Pandemics and crises like these provide ample evidence of the need for universal healthcare coverage and a streamlining of the health industry through policy like Medicare for All.
The rapid spread of the COVID-19 pandemic has been accompanied by mass firings and economic insecurity.
The United States, unlike other wealthy nations, lacks a national healthcare system that provides universal coverage.
Combined massive layoffs with a system that encourages employer provided health insurance and you get the risk of 3.5 million workers left out to dry, uninsured.
This is an unacceptable eventuality that we may be charging toward. For workers to be kicked off insurance that allows them to seek care without the risk of crippling medical debt is a death sentence.
In times like these, any hesitation over seeking medical care due to the cost can subtract precious days, or weeks, from a potentially-limited window of effective treatment.
Ten percent of Americans are uninsured. With the flick of business owners’ pens, to make millions more lose coverage in the middle of a global pandemic is a uniquely-American farce created by the incestuous intertwining of insurance companies and political elites.
Neither the Democratic corporate technocrats nor the Republican robber barons are willing to give up the millions in insurance and pharmaceutical industry lobbying money they receive in campaign donations and post-public office job prospects.
Even during the most disturbing public health crisis in living memory, presidential candidate Joe Biden refuses to acquiesce to a M4A plan, going so far as to blame Italy’s COVID predicament on their single-payer health system.
Despite the protests of Italians that their healthcare system is in fact stopping a bad situation from becoming worse, American elites have, and will continue, to reject the only proposed solution that would provide care to everyone.

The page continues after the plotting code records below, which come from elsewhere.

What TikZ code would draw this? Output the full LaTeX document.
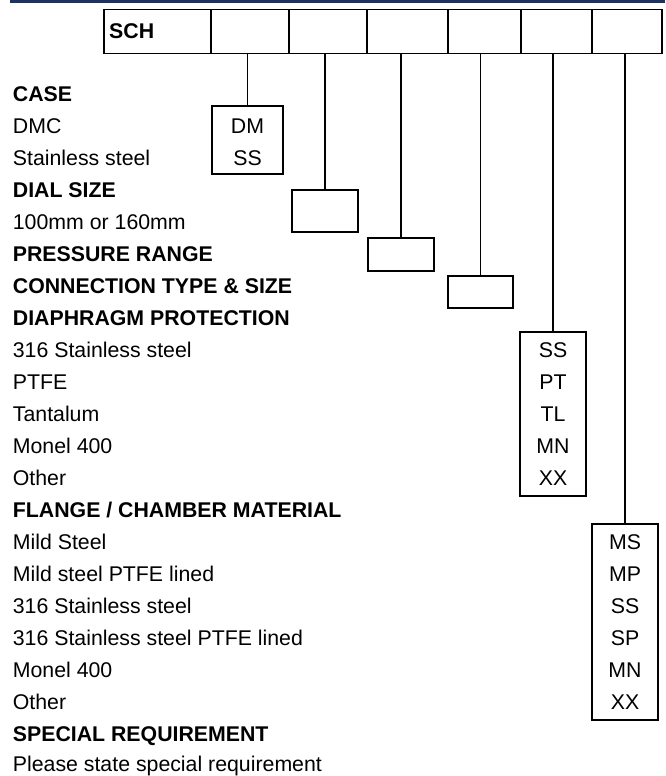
\documentclass[tikz,border=0pt]{standalone}
\usepackage{fontspec}
\setmainfont{Liberation Sans}
\definecolor{navy}{RGB}{28,51,100}
\begin{document}
\begin{tikzpicture}[x=1pt,y=-1pt,
  lbl/.style={anchor=base west, inner sep=0, font=\fontsize{21.3}{25}\selectfont},
  hd/.style={anchor=base west, inner sep=0, font=\fontsize{21.3}{25}\selectfont\bfseries},
  code/.style={anchor=base, inner sep=0, font=\fontsize{21.3}{25}\selectfont},
  cell/.style={draw, line width=1.5pt, inner sep=0, minimum height=44pt},
  codebox/.style={draw, line width=1.5pt, inner sep=0},
  link/.style={line width=1.5pt}]
\useasboundingbox (0,0) rectangle (665,776);
\fill[navy] (10,0) rectangle (665,2.8);
% header cells
\node[cell, minimum width=107pt] (h0) at (157.5,31.3) {};
\node[cell, minimum width=78pt] (h1) at (250,31.3) {};
\node[cell, minimum width=78pt] (h2) at (328,31.3) {};
\node[cell, minimum width=81pt] (h3) at (407.5,31.3) {};
\node[cell, minimum width=73pt] (h4) at (484.5,31.3) {};
\node[cell, minimum width=71pt] (h5) at (556.5,31.3) {};
\node[cell, minimum width=70pt] (h6) at (627,31.3) {};
\node[hd] (sch) at (109,38) {SCH};
% left labels
\node[hd]  (l0)  at (12.7,101.5) {CASE};
\node[lbl] (l1)  at (12.7,133.5) {DMC};
\node[lbl] (l2)  at (12.7,165.5) {Stainless steel};
\node[hd]  (l3)  at (12.7,197.5) {DIAL SIZE};
\node[lbl] (l4)  at (12.7,229.5) {100mm or 160mm};
\node[hd]  (l5)  at (12.7,261.5) {PRESSURE RANGE};
\node[hd]  (l6)  at (12.7,293.5) {CONNECTION TYPE \& SIZE};
\node[hd]  (l7)  at (12.7,325.5) {DIAPHRAGM PROTECTION};
\node[lbl] (l8)  at (12.7,357.5) {316 Stainless steel};
\node[lbl] (l9)  at (12.7,389.5) {PTFE};
\node[lbl] (l10) at (12.7,421.5) {Tantalum};
\node[lbl] (l11) at (12.7,453.5) {Monel 400};
\node[lbl] (l12) at (12.7,485.5) {Other};
\node[hd]  (l13) at (12.7,517.5) {FLANGE / CHAMBER MATERIAL};
\node[lbl] (l14) at (12.7,549.5) {Mild Steel};
\node[lbl] (l15) at (12.7,581.5) {Mild steel PTFE lined};
\node[lbl] (l16) at (12.7,613.5) {316 Stainless steel};
\node[lbl] (l17) at (12.7,645.5) {316 Stainless steel PTFE lined};
\node[lbl] (l18) at (12.7,677.5) {Monel 400};
\node[lbl] (l19) at (12.7,709.5) {Other};
\node[hd]  (l20) at (12.7,741.5) {SPECIAL REQUIREMENT};
\node[lbl] (l21) at (12.7,771) {Please state special requirement};
% code boxes
\node[codebox, minimum width=71pt, minimum height=68pt] (bcase) at (247.5,140) {};
\node[codebox, minimum width=66pt, minimum height=42pt] (bdial) at (325,211) {};
\node[codebox, minimum width=66pt, minimum height=33pt] (bpres) at (401,254.5) {};
\node[codebox, minimum width=65pt, minimum height=32pt] (bconn) at (480.5,292) {};
\node[codebox, minimum width=66pt, minimum height=164pt] (bdiaph) at (553,414) {};
\node[codebox, minimum width=66pt, minimum height=196pt] (bflange) at (625,622) {};
% codes
\node[code] (cdm) at (247.5,133.5) {DM};
\node[code] (css) at (247.5,165.5) {SS};
\node[code] (d1) at (553,357.5) {SS};
\node[code] (d2) at (553,389.5) {PT};
\node[code] (d3) at (553,421.5) {TL};
\node[code] (d4) at (553,453.5) {MN};
\node[code] (d5) at (553,485.5) {XX};
\node[code] (f1) at (625,549.5) {MS};
\node[code] (f2) at (625,581.5) {MP};
\node[code] (f3) at (625,613.5) {SS};
\node[code] (f4) at (625,645.5) {SP};
\node[code] (f5) at (625,677.5) {MN};
\node[code] (f6) at (625,709.5) {XX};
% connectors
\draw[link] (bcase.north) -- (bcase.north |- h1.south);
\draw[link] (bdial.north) -- (bdial.north |- h2.south);
\draw[link] (bpres.north) -- (bpres.north |- h3.south);
\draw[link] (bconn.north) -- (bconn.north |- h4.south);
\draw[link] (bdiaph.north) -- (bdiaph.north |- h5.south);
\draw[link] (bflange.north) -- (bflange.north |- h6.south);
\end{tikzpicture}
\end{document}
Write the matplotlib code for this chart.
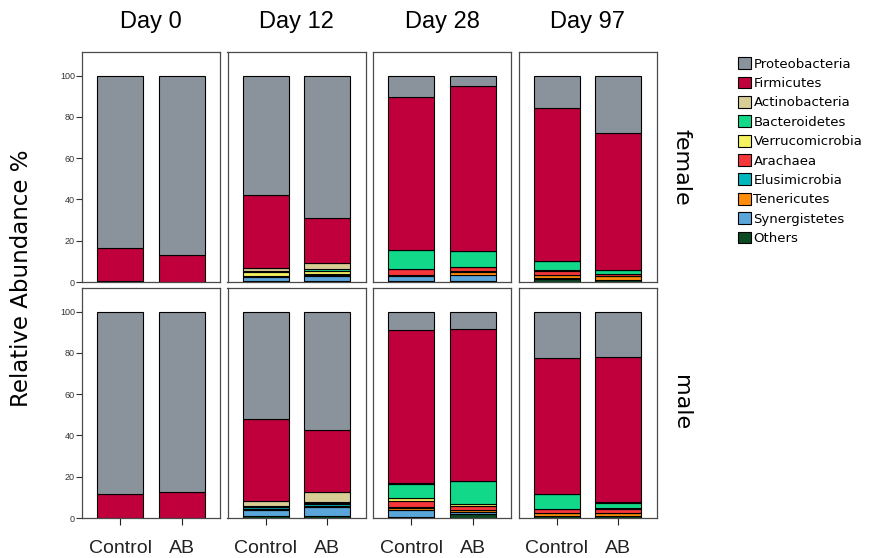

Hillary Clinton recommending that Trump reopen the Obamacare health care exchanges is like asking for the life jackets to be made available for purchase during a flood. Many of the uninsured could not afford to purchase these plans even if Trump were to open them.
The health care exchange also would not solve another cruel and unique feature of American healthcare: urgent care clinics refusing to treat a patient who lacks insurance.
For hospitals and clinics to prioritize profits over total access to treatments is a failure of economics and human decency.
Many insurance companies have so generously claimed to cover all Coronavirus treatments during the crisis but we should be suspicious of their motivations. Experts warn these companies may simply hike premiums by up to 40% in 2021 to cover the unforeseen costs of COVID.
This, along with the high likelihood of a bipartisan bailout, could see insurance companies coming out of this crisis with a profit rather than a lesson.
However, this conversation should not be about money or cost but rather about the lives we could save by simply allowing everyone to get the medical care that they need.
It’s simply cruel to build a monetary turnstile around hospital entrances and demand someone empty their wallet to get chemotherapy or a Coronavirus test.